[Entries with chart source code]
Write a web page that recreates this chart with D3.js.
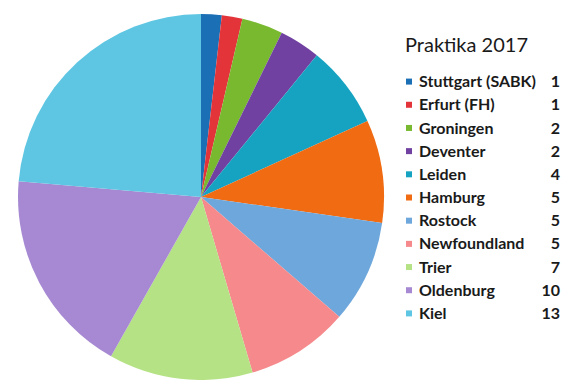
<!DOCTYPE html>
<html lang="de">
<head>
<meta charset="UTF-8">
<title>Praktika 2017</title>
<script src="https://d3js.org/d3.v7.min.js"></script>
<style>
    body, html { margin: 0; background: #fff; overflow: hidden; }
    svg { display: block; }
    .legend text { font-family: 'Lato', sans-serif; font-weight: 700; fill: #1a1a1a; }
</style>
</head>
<body>
<svg id="chart" width="565" height="380"></svg>
<script>
    const cities = ["Stuttgart (SABK)", "Erfurt (FH)", "Groningen", "Deventer", "Leiden", "Hamburg",
                    "Rostock", "Newfoundland", "Trier", "Oldenburg", "Kiel"];
    const counts = [1, 1, 2, 2, 4, 5, 5, 5, 7, 10, 13];
    const colors = ["#1b6fb4", "#e3343a", "#79b92f", "#7041a0", "#16a3c1", "#f06b12",
                    "#6ea7dc", "#f5898b", "#b6e286", "#a689d2", "#5ec6e2"];
    const title = "Praktika 2017";

    const svg = d3.select("#chart");
    const data = cities.map((c, i) => ({ city: c, n: counts[i], color: colors[i] }));

    // pie, clockwise from 12 o'clock
    const pie = d3.pie().value(d => d.n).sort(null);
    const arc = d3.arc().innerRadius(0).outerRadius(183);

    svg.append("g")
        .attr("transform", "translate(201,197)")
        .selectAll("path")
        .data(pie(data))
        .join("path")
        .attr("d", arc)
        .attr("fill", d => d.data.color);

    // legend
    const lg = svg.append("g").attr("class", "legend");
    lg.append("text")
        .attr("x", 405).attr("y", 52)
        .style("font-size", "20px").style("font-weight", 400)
        .text(title);

    const y = d3.scaleBand().domain(cities).range([70, 325]);

    const rows = lg.selectAll("g.row")
        .data(data)
        .join("g")
        .attr("class", "row")
        .attr("transform", d => `translate(0,${y(d.city) + y.bandwidth() / 2})`);

    rows.append("rect")
        .attr("x", 406).attr("y", -3)
        .attr("width", 6).attr("height", 6)
        .attr("fill", d => d.color);
    rows.append("text")
        .attr("x", 419).attr("dy", "0.35em")
        .style("font-size", "16px")
        .text(d => d.city);
    rows.append("text")
        .attr("x", 560).attr("dy", "0.35em")
        .attr("text-anchor", "end")
        .style("font-size", "16px")
        .text(d => d.n);
</script>
</body>
</html>
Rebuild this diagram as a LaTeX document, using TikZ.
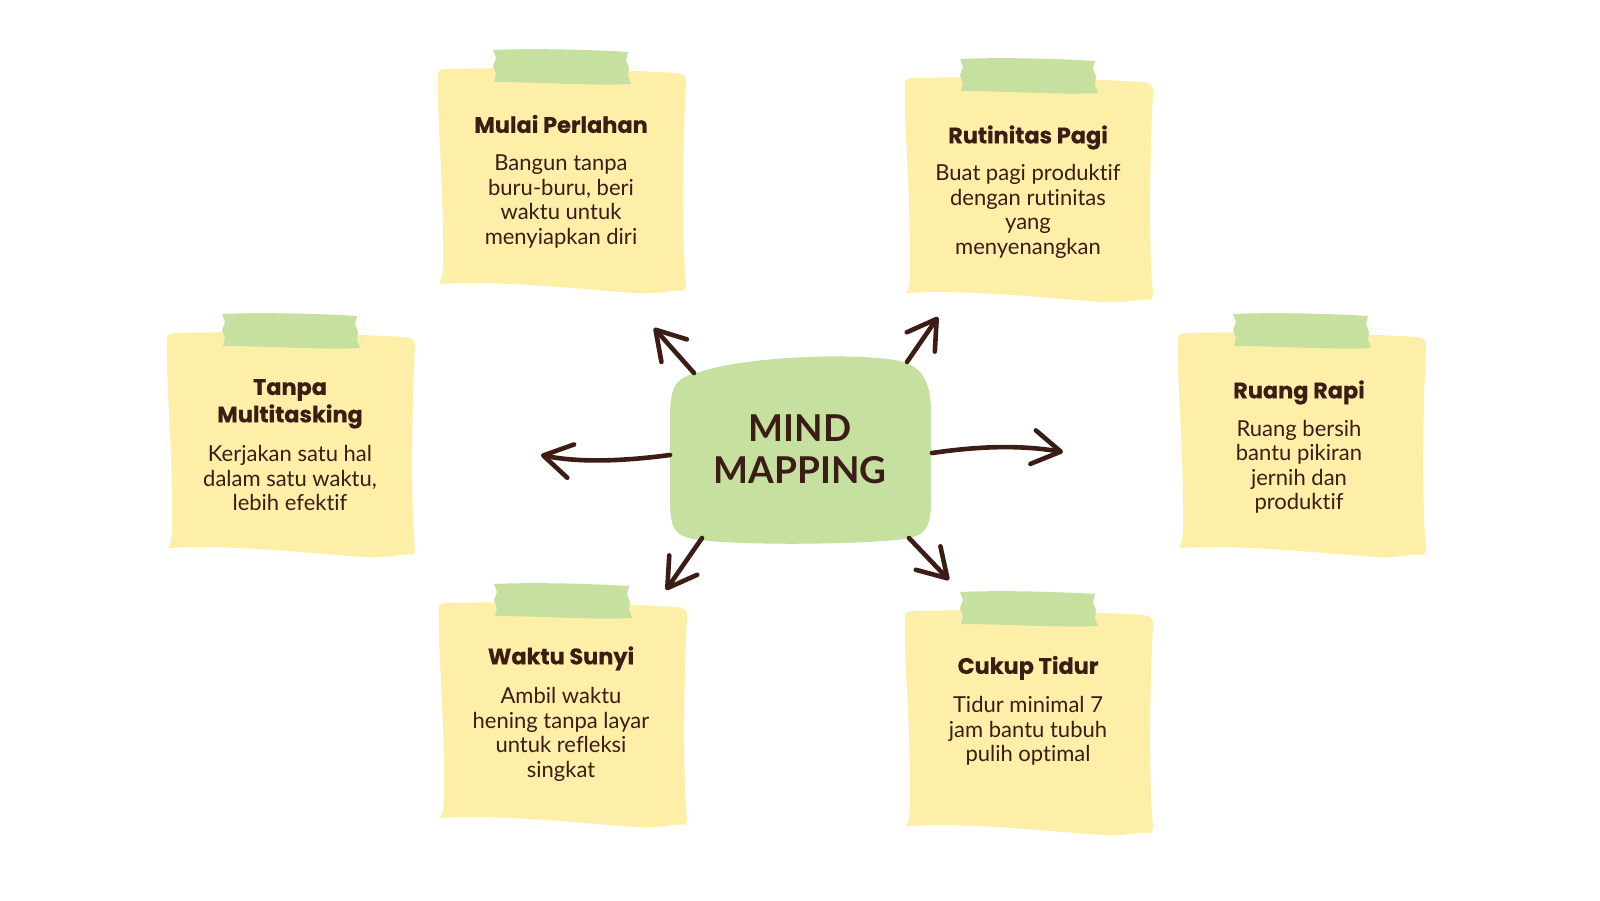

Work to be completed: Extract the text of all the records above verbatim, excluding pictures.

The completed task:
Write a web page that recreates this chart with D3.js.
<!DOCTYPE html>
<html lang="de">
<head>
<meta charset="UTF-8">
<title>Praktika 2017</title>
<script src="https://d3js.org/d3.v7.min.js"></script>
<style>
    body, html { margin: 0; background: #fff; overflow: hidden; }
    svg { display: block; }
    .legend text { font-family: 'Lato', sans-serif; font-weight: 700; fill: #1a1a1a; }
</style>
</head>
<body>
<svg id="chart" width="565" height="380"></svg>
<script>
    const cities = ["Stuttgart (SABK)", "Erfurt (FH)", "Groningen", "Deventer", "Leiden", "Hamburg",
                    "Rostock", "Newfoundland", "Trier", "Oldenburg", "Kiel"];
    const counts = [1, 1, 2, 2, 4, 5, 5, 5, 7, 10, 13];
    const colors = ["#1b6fb4", "#e3343a", "#79b92f", "#7041a0", "#16a3c1", "#f06b12",
                    "#6ea7dc", "#f5898b", "#b6e286", "#a689d2", "#5ec6e2"];
    const title = "Praktika 2017";

    const svg = d3.select("#chart");
    const data = cities.map((c, i) => ({ city: c, n: counts[i], color: colors[i] }));

    // pie, clockwise from 12 o'clock
    const pie = d3.pie().value(d => d.n).sort(null);
    const arc = d3.arc().innerRadius(0).outerRadius(183);

    svg.append("g")
        .attr("transform", "translate(201,197)")
        .selectAll("path")
        .data(pie(data))
        .join("path")
        .attr("d", arc)
        .attr("fill", d => d.data.color);

    // legend
    const lg = svg.append("g").attr("class", "legend");
    lg.append("text")
        .attr("x", 405).attr("y", 52)
        .style("font-size", "20px").style("font-weight", 400)
        .text(title);

    const y = d3.scaleBand().domain(cities).range([70, 325]);

    const rows = lg.selectAll("g.row")
        .data(data)
        .join("g")
        .attr("class", "row")
        .attr("transform", d => `translate(0,${y(d.city) + y.bandwidth() / 2})`);

    rows.append("rect")
        .attr("x", 406).attr("y", -3)
        .attr("width", 6).attr("height", 6)
        .attr("fill", d => d.color);
    rows.append("text")
        .attr("x", 419).attr("dy", "0.35em")
        .style("font-size", "16px")
        .text(d => d.city);
    rows.append("text")
        .attr("x", 560).attr("dy", "0.35em")
        .attr("text-anchor", "end")
        .style("font-size", "16px")
        .text(d => d.n);
</script>
</body>
</html>
Rebuild this diagram as a LaTeX document, using TikZ.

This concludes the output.